Although she claims her host-turned-captor changed the lock and refused to give her a key – leaving her locked inside for days on end – she managed to get out of the house, thanks to one of Ms De Vilera’s friends.

It was not long before she got in touch with her son and then arranged to leave the country.

Contacted by The Sunday Times of Malta, Ms Dakovic’s lawyer, Joseph Mizzi, expressed surprise that no action had been taken by the police after the matter was brought to their attention several months ago.

“These allegations are very serious and should be treated as such,” he told this newspaper.

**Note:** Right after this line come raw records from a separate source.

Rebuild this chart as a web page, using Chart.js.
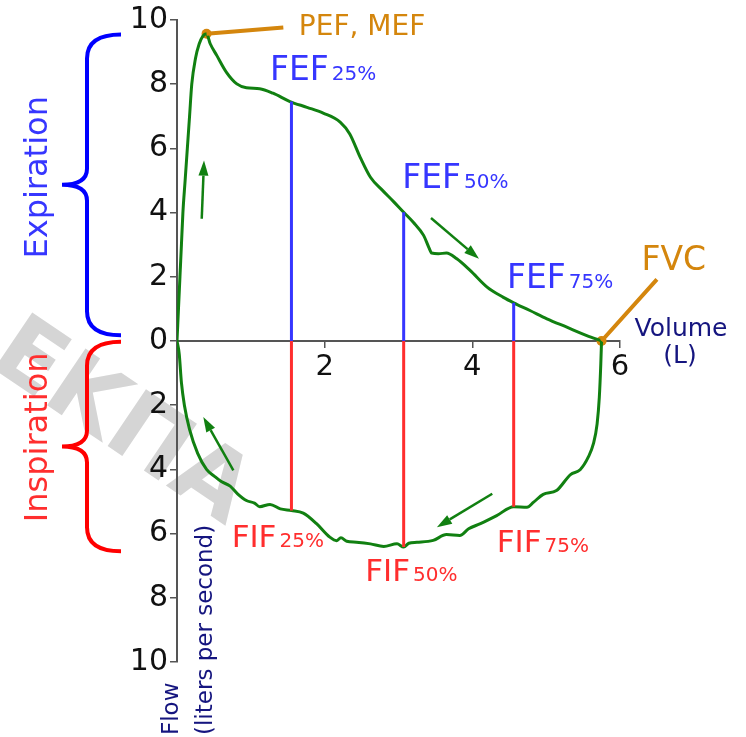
<!DOCTYPE html>
<html>
<head>
<meta charset="utf-8">
<script src="https://cdn.jsdelivr.net/npm/chart.js@4/dist/chart.umd.min.js"></script>
<style>
  body { margin: 0; background: #fff; }
  canvas { display: block; }
</style>
</head>
<body>
<canvas id="grafica" width="746" height="737"></canvas>
<script>
// volume in litres, flow in litres per second (expiration positive, inspiration negative)
const expVolume = [0, 0.02, 0.04, 0.06, 0.08, 0.11, 0.14, 0.17, 0.2, 0.25, 0.3, 0.35, 0.4,
  0.45, 0.54, 0.67, 0.81, 0.94, 1.12, 1.3, 1.53, 1.76, 1.98, 2.21, 2.34, 2.48, 2.62, 2.78, 2.93,
  3.07, 3.2, 3.34, 3.41, 3.45, 3.54, 3.65, 3.79, 3.97, 4.2, 4.42, 4.56, 4.78, 5.01, 5.28, 5.55, 5.75];
const expFlow = [0, 1, 2, 3, 4, 5, 6, 7, 8, 8.8, 9.25, 9.5, 9.57,
  9.26, 8.89, 8.37, 8.01, 7.89, 7.86, 7.72, 7.46, 7.28, 7.1, 6.82, 6.45, 5.73, 5.1, 4.7, 4.35,
  4.01, 3.7, 3.29, 2.92, 2.74, 2.72, 2.74, 2.56, 2.2, 1.68, 1.36, 1.19, 0.95, 0.69, 0.43, 0.17, 0];

const inspVolume = [0, 0.03, 0.06, 0.1, 0.17, 0.28, 0.4, 0.5, 0.6, 0.72, 0.82, 0.94, 1.05, 1.12,
  1.26, 1.4, 1.55, 1.71, 1.89, 2.07, 2.16, 2.22, 2.3, 2.43, 2.62, 2.8, 2.98, 3.07, 3.14, 3.25,
  3.47, 3.65, 3.83, 3.95, 4.11, 4.33, 4.56, 4.74, 4.83, 4.96, 5.14, 5.33, 5.46, 5.57, 5.64,
  5.69, 5.72, 5.74, 5.75];
const inspFlow = [0, -0.4, -1.3, -2.0, -2.75, -3.5, -4.0, -4.2, -4.38, -4.52, -4.76, -4.97, -5.05, -5.16,
  -5.09, -5.23, -5.28, -5.36, -5.69, -6.11, -6.22, -6.13, -6.24, -6.27, -6.32, -6.4, -6.32, -6.42, -6.3, -6.27,
  -6.21, -6.03, -6.06, -5.85, -5.69, -5.44, -5.16, -5.18, -5.02, -4.78, -4.66, -4.16, -4.01, -3.62, -3.2,
  -2.58, -1.75, -0.71, 0];

// FEF / FIF markers at 25%, 50%, 75%
const markVolume = [1.55, 3.07, 4.56];
const fefFlow = [7.46, 4.01, 1.19];
const fifFlow = [-5.28, -6.42, -5.16];
const markNames = ['25%', '50%', '75%'];

const pef = { volume: 0.4, flow: 9.57 };
const fvc = { volume: 5.75, flow: 0 };

const xTicks = [0, 2, 4, 6];
const yTicks = [-10, -8, -6, -4, -2, 0, 2, 4, 6, 8, 10];

const GREEN = '#118011';
const BLUE = '#3636ff';
const RED = '#ff2e2e';
const ORANGE = '#d4860d';
const NAVY = '#15157f';
const FONT = '"DejaVu Sans"';

function pts(xs, ys) {
  return xs.map((x, i) => ({ x: x, y: ys[i] }));
}

function splitLines(xs, ys) {
  const out = [];
  xs.forEach((x, i) => {
    out.push({ x: x, y: 0 }, { x: x, y: ys[i] }, { x: x, y: null });
  });
  return out;
}

// annotation anchors in data units (volume, flow)
const fefLabels = [[1.26, 8.14], [3.05, 4.77], [4.47, 1.66]];
const fifLabels = [[0.74, -6.42], [2.55, -7.49], [4.33, -6.58]];
const arrows = [
  [0.335, 3.81, 0.366, 5.62],
  [3.44, 3.83, 4.09, 2.56],
  [0.763, -4.03, 0.356, -2.37],
  [4.27, -4.76, 3.52, -5.8]
];

function subLabel(ctx, x, y, big, small, size, color) {
  ctx.fillStyle = color;
  ctx.textAlign = 'left';
  ctx.textBaseline = 'alphabetic';
  ctx.font = size + 'px ' + FONT;
  ctx.fillText(big, x, y);
  const w = ctx.measureText(big).width;
  ctx.font = '20px ' + FONT;
  ctx.fillText(small, x + w + 3, y);
}

function drawArrow(ctx, x1, y1, x2, y2) {
  const a = Math.atan2(y2 - y1, x2 - x1);
  const hl = 15, hw = 5;
  const bx = x2 - hl * Math.cos(a), by = y2 - hl * Math.sin(a);
  ctx.strokeStyle = GREEN;
  ctx.fillStyle = GREEN;
  ctx.lineWidth = 2.5;
  ctx.beginPath();
  ctx.moveTo(x1, y1);
  ctx.lineTo(bx, by);
  ctx.stroke();
  ctx.beginPath();
  ctx.moveTo(x2, y2);
  ctx.lineTo(bx + hw * Math.sin(a), by - hw * Math.cos(a));
  ctx.lineTo(bx - hw * Math.sin(a), by + hw * Math.cos(a));
  ctx.closePath();
  ctx.fill();
}

function drawBrace(ctx, yTop, yBot, color) {
  const xe = 121, xv = 87, xt = 62;
  const ym = (yTop + yBot) / 2;
  ctx.strokeStyle = color;
  ctx.lineWidth = 4;
  ctx.beginPath();
  ctx.moveTo(xe, yTop);
  ctx.quadraticCurveTo(xv, yTop, xv, yTop + 24);
  ctx.lineTo(xv, ym - 16);
  ctx.quadraticCurveTo(xv, ym, xt, ym);
  ctx.quadraticCurveTo(xv, ym, xv, ym + 16);
  ctx.lineTo(xv, yBot - 24);
  ctx.quadraticCurveTo(xv, yBot, xe, yBot);
  ctx.stroke();
}

function rotText(ctx, text, x, y, font, color, align) {
  ctx.save();
  ctx.translate(x, y);
  ctx.rotate(-Math.PI / 2);
  ctx.font = font;
  ctx.fillStyle = color;
  ctx.textAlign = align;
  ctx.textBaseline = 'alphabetic';
  ctx.fillText(text, 0, 0);
  ctx.restore();
}

const watermark = {
  id: 'watermark',
  beforeDraw(chart) {
    const ctx = chart.ctx;
    ctx.save();
    ctx.translate(120, 425);
    ctx.rotate(34 * Math.PI / 180);
    ctx.font = 'bold 94px ' + FONT;
    ctx.fillStyle = '#d5d5d5';
    ctx.textAlign = 'center';
    ctx.textBaseline = 'middle';
    ctx.fillText('ΕΚΠΑ', 0, 0);
    ctx.restore();
  }
};

const notes = {
  id: 'notes',
  afterDatasetsDraw(chart) {
    const ctx = chart.ctx;
    const sx = chart.scales.x, sy = chart.scales.y;
    const px = v => sx.getPixelForValue(v);
    const py = v => sy.getPixelForValue(v);
    ctx.save();

    fefLabels.forEach((p, i) => subLabel(ctx, px(p[0]), py(p[1]), 'FEF', markNames[i], 33, BLUE));
    fifLabels.forEach((p, i) => subLabel(ctx, px(p[0]), py(p[1]), 'FIF', markNames[i], 31, RED));

    ctx.fillStyle = ORANGE;
    ctx.textAlign = 'left';
    ctx.font = '28px ' + FONT;
    ctx.fillText('PEF, MEF', px(1.65), py(9.52));
    ctx.font = '33px ' + FONT;
    ctx.fillText('FVC', px(6.29), py(2.2));

    ctx.fillStyle = NAVY;
    ctx.textAlign = 'center';
    ctx.font = '25px ' + FONT;
    ctx.fillText('Volume', 681, py(0.15));
    ctx.fillText('(L)', 680, py(-0.7));

    rotText(ctx, 'Flow', 178, 735, '23px ' + FONT, NAVY, 'left');
    rotText(ctx, '(liters per second)', 212, 735, '23px ' + FONT, NAVY, 'left');

    arrows.forEach(a => drawArrow(ctx, px(a[0]), py(a[1]), px(a[2]), py(a[3])));

    drawBrace(ctx, py(9.55), py(0.18), '#0000ff');
    drawBrace(ctx, py(-0.02), py(-6.55), '#ff0000');
    rotText(ctx, 'Expiration', 47, py(5.1), '32px ' + FONT, BLUE, 'center');
    rotText(ctx, 'Inspiration', 47, py(-3.0), '32px ' + FONT, RED, 'center');

    ctx.restore();
  }
};

const ctx = document.getElementById('grafica').getContext('2d');
const grafica = new Chart(ctx, {
  type: 'scatter',
  data: {
    datasets: [
      {
        data: splitLines(markVolume, fefFlow),
        showLine: true, spanGaps: false,
        borderColor: BLUE, borderWidth: 3, pointRadius: 0
      },
      {
        data: splitLines(markVolume, fifFlow),
        showLine: true, spanGaps: false,
        borderColor: RED, borderWidth: 3, pointRadius: 0
      },
      {
        data: [{ x: pef.volume, y: pef.flow }, { x: 1.44, y: 9.77 }, { x: null, y: null },
               { x: fvc.volume, y: fvc.flow }, { x: 6.5, y: 1.92 }],
        showLine: true, spanGaps: false, clip: false,
        borderColor: ORANGE, borderWidth: 4, pointRadius: 0
      },
      {
        data: pts(expVolume, expFlow),
        showLine: true, cubicInterpolationMode: 'monotone',
        borderColor: GREEN, borderWidth: 3, pointRadius: 0
      },
      {
        data: pts(inspVolume, inspFlow),
        showLine: true, cubicInterpolationMode: 'monotone',
        borderColor: GREEN, borderWidth: 3, pointRadius: 0
      },
      {
        data: [{ x: pef.volume, y: pef.flow }, { x: fvc.volume, y: fvc.flow }],
        showLine: false, clip: false,
        pointRadius: 5, pointBackgroundColor: ORANGE, pointBorderWidth: 0
      }
    ]
  },
  options: {
    responsive: false,
    animation: false,
    layout: { padding: { top: 19, right: 126, bottom: 75, left: 0 } },
    plugins: { legend: { display: false }, tooltip: { enabled: false } },
    scales: {
      x: {
        type: 'linear',
        position: { y: 0 },
        min: 0, max: 6,
        afterBuildTicks: s => { s.ticks = xTicks.map(v => ({ value: v })); },
        afterFit: s => { s.height = 0; },
        ticks: {
          callback: v => (v === 0 ? '' : v),
          color: '#111', padding: 3,
          font: { family: 'DejaVu Sans', size: 29 }
        },
        grid: { drawOnChartArea: false, tickLength: 6, color: '#555', lineWidth: 1.5 },
        border: { color: '#555', width: 2 }
      },
      y: {
        type: 'linear',
        position: 'left',
        min: -10, max: 10,
        afterBuildTicks: s => { s.ticks = yTicks.map(v => ({ value: v })); },
        afterFit: s => { s.width = 177; },
        ticks: {
          callback: v => Math.abs(v),
          color: '#111', padding: 2,
          font: { family: 'DejaVu Sans', size: 30 }
        },
        grid: { drawOnChartArea: false, tickLength: 7, color: '#555', lineWidth: 1.5 },
        border: { color: '#555', width: 2 }
      }
    }
  },
  plugins: [watermark, notes]
});
</script>
</body>
</html>
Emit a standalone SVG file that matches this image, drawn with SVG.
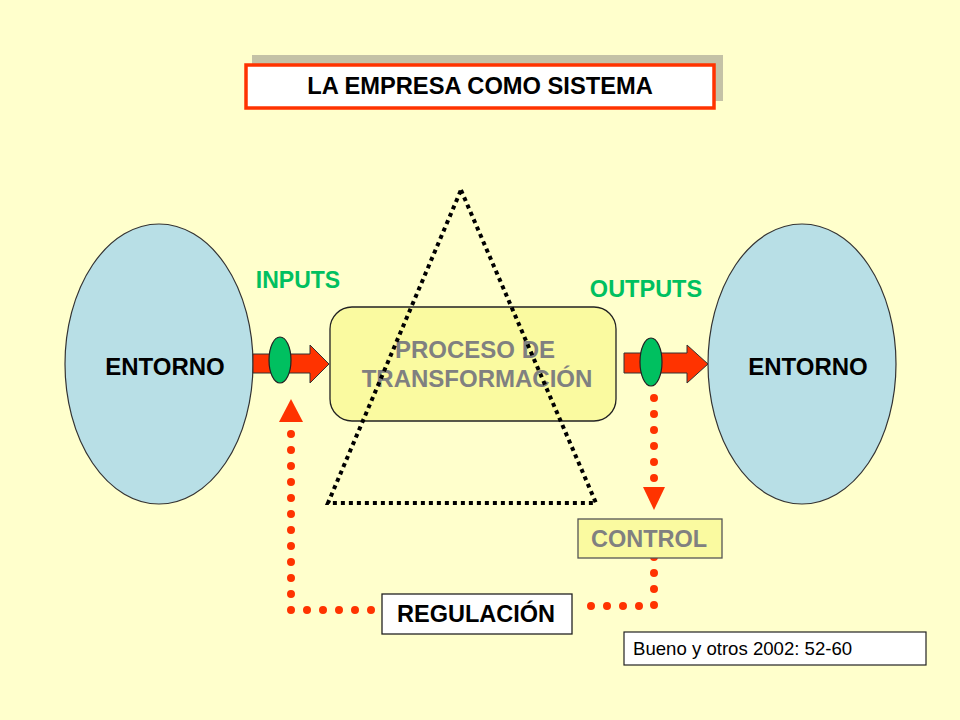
<svg xmlns="http://www.w3.org/2000/svg" width="960" height="720" viewBox="0 0 960 720">
<style>
.b{font-family:"Liberation Sans",Arial,sans-serif;font-weight:bold;text-anchor:middle}
.dots{fill:none;stroke:#ff3300;stroke-width:8;stroke-linecap:round;stroke-dasharray:0 16}
.env{fill:#b8dfe6;stroke:#333;stroke-width:1.2}
.arr{fill:#ff3300;stroke:#333;stroke-width:1}
.gel{fill:#00c060;stroke:#222;stroke-width:1.2}
</style>
<rect width="960" height="720" fill="#ffffcc"/>
<g id="title">
<rect x="252" y="55" width="471" height="46" fill="#c4c2a6"/>
<rect x="246" y="65" width="468" height="43" fill="#fff" stroke="#ff3300" stroke-width="3.5"/>
<text x="480" y="94" class="b" font-size="23.7" fill="#000">LA EMPRESA COMO SISTEMA</text>
</g>
<g id="entorno-left">
<ellipse cx="159" cy="364" rx="94" ry="140" class="env"/>
<text x="165" y="375" class="b" font-size="24" fill="#000">ENTORNO</text>
</g>
<g id="entorno-right">
<ellipse cx="802" cy="364" rx="94" ry="140" class="env"/>
<text x="808" y="375" class="b" font-size="24" fill="#000">ENTORNO</text>
</g>
<g id="proceso">
<rect x="330" y="307" width="286" height="114" rx="22" fill="#fafaa0" stroke="#222" stroke-width="1.3"/>
<text x="475" y="358" class="b" font-size="24" fill="#808080">PROCESO DE</text>
<text x="477" y="387" class="b" font-size="24" fill="#808080">TRANSFORMACIÓN</text>
</g>
<g id="triangle">
<path d="M461,190 L596,503 L328,503 Z" fill="none" stroke="#000" stroke-width="4" stroke-dasharray="4 4"/>
</g>
<g id="inputs">
<path d="M253,354 H310 V345 L329,364 L310,383 V373 H253 Z" class="arr"/>
<ellipse cx="280" cy="360" rx="11" ry="23" class="gel"/>
<text x="298" y="288" class="b" font-size="23" fill="#00c060">INPUTS</text>
</g>
<g id="outputs">
<path d="M624,353 H687 V345 L708,364 L687,383 V373 H624 Z" class="arr"/>
<ellipse cx="651" cy="362" rx="11" ry="24" class="gel"/>
<text x="646" y="297" class="b" font-size="23.5" fill="#00c060">OUTPUTS</text>
</g>
<g id="connectors">
<path d="M654,398 V479" class="dots"/>
<path d="M643,487 H665 L654,510 Z" fill="#ff3300"/>
<path d="M654,557 V606 H578" class="dots"/>
<path d="M371,610 H291 V433" class="dots"/>
<path d="M279,422 H303 L291,399 Z" fill="#ff3300"/>
</g>
<g id="control">
<rect x="578" y="519" width="144" height="39" fill="#fafaa0" stroke="#555" stroke-width="1.3"/>
<text x="649" y="547" class="b" font-size="23.5" fill="#808080">CONTROL</text>
</g>
<g id="regulacion">
<rect x="382" y="594" width="190" height="40" fill="#fff" stroke="#222" stroke-width="1.3"/>
<text x="476" y="622" class="b" font-size="23.5" fill="#000">REGULACIÓN</text>
</g>
<g id="cita">
<rect x="624" y="632" width="302" height="33" fill="#fff" stroke="#222" stroke-width="1.2"/>
<text x="633" y="655" font-family="Liberation Sans,Arial,sans-serif" font-size="18.6" fill="#000">Bueno y otros 2002: 52-60</text>
</g>
</svg>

He said that while investigating officers had spoken to Ms De Vilera, they had not contacted his client and he questioned why there seemed to have been no progress on the matter.

The court documents, which are not available to the public, were brought to this newspaper’s attention on the back of these concerns.

Attempts to reach Ms Di Vilera proved unsuccessful by the time of writing.

A spokesman for Betsson confirmed that Ms De Vilera no longer worked for the company.

Meanwhile, the police denied that the investigation had hit a brick wall but declined to comment further. Investigations, they said, were ongoing.

A photo of Anika Di Vilera on www.anikadevilera.com.A photo of Anika Di Vilera on www.anikadevilera.com.

This is not the first time Ms Di Vilera has hit the local and international headlines.

Last year she was ordered by the Maltese courts to pay over €80,000 to a third party for a loan which she did not repay.

In the Croatian press, stories had last year alleged she was involved in the disappearance of funds from a children’s charity.

But it was a website, www.anikadevilera.com, which caught the country’s attention most.

“Anikadevilera.com was set up to limit her causing more damage anytime, anywhere,” the website’s homepage reads.

The website gives information on her identity, whereabouts, family ties and even alleged psychiatric history – backed up by German court documents. It narrates alleged cons she is said to have orchestrated on the island.

Many of the entries in the website describe how she allegedly falsified a life of glamour and wealth – using images of holidays she seemingly never took herself, luxurious furniture which was allegedly unpaid for, and snapshots of her on a yacht which the website claimed was chartered from one of the Maltese companies she defrauded.